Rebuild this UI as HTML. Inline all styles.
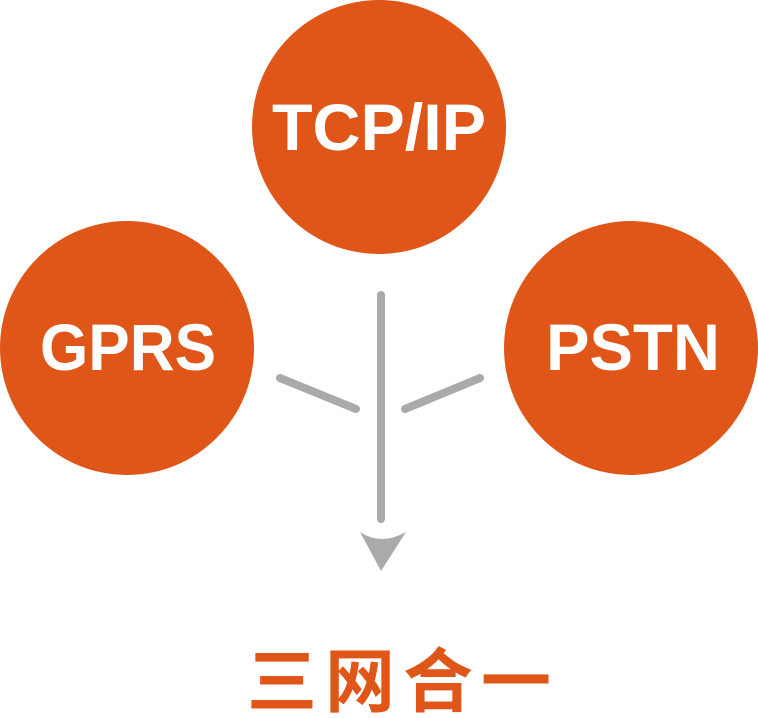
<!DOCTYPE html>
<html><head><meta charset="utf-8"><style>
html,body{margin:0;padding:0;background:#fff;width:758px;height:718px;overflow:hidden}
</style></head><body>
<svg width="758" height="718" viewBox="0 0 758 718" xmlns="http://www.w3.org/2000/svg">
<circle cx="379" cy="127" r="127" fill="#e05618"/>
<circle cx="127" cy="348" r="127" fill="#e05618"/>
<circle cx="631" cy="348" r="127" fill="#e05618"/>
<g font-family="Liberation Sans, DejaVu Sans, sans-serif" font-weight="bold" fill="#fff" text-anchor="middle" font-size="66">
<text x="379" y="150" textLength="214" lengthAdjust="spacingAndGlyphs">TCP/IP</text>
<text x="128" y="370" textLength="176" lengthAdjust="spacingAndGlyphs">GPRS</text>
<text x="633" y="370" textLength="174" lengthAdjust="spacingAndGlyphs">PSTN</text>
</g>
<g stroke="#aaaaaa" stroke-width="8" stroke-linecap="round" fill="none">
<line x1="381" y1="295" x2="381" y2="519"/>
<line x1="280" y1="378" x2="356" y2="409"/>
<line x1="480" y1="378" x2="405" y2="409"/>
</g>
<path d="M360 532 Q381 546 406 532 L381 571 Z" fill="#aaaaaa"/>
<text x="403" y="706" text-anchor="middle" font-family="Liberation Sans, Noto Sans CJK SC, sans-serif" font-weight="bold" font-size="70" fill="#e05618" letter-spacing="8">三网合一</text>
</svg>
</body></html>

* _Aim_:
From the data above, write out everything exactly except the pictures.

* _Worked solution_:
Rebuild this UI as HTML. Inline all styles.
<!DOCTYPE html>
<html><head><meta charset="utf-8"><style>
html,body{margin:0;padding:0;background:#fff;width:758px;height:718px;overflow:hidden}
</style></head><body>
<svg width="758" height="718" viewBox="0 0 758 718" xmlns="http://www.w3.org/2000/svg">
<circle cx="379" cy="127" r="127" fill="#e05618"/>
<circle cx="127" cy="348" r="127" fill="#e05618"/>
<circle cx="631" cy="348" r="127" fill="#e05618"/>
<g font-family="Liberation Sans, DejaVu Sans, sans-serif" font-weight="bold" fill="#fff" text-anchor="middle" font-size="66">
<text x="379" y="150" textLength="214" lengthAdjust="spacingAndGlyphs">TCP/IP</text>
<text x="128" y="370" textLength="176" lengthAdjust="spacingAndGlyphs">GPRS</text>
<text x="633" y="370" textLength="174" lengthAdjust="spacingAndGlyphs">PSTN</text>
</g>
<g stroke="#aaaaaa" stroke-width="8" stroke-linecap="round" fill="none">
<line x1="381" y1="295" x2="381" y2="519"/>
<line x1="280" y1="378" x2="356" y2="409"/>
<line x1="480" y1="378" x2="405" y2="409"/>
</g>
<path d="M360 532 Q381 546 406 532 L381 571 Z" fill="#aaaaaa"/>
<text x="403" y="706" text-anchor="middle" font-family="Liberation Sans, Noto Sans CJK SC, sans-serif" font-weight="bold" font-size="70" fill="#e05618" letter-spacing="8">三网合一</text>
</svg>
</body></html>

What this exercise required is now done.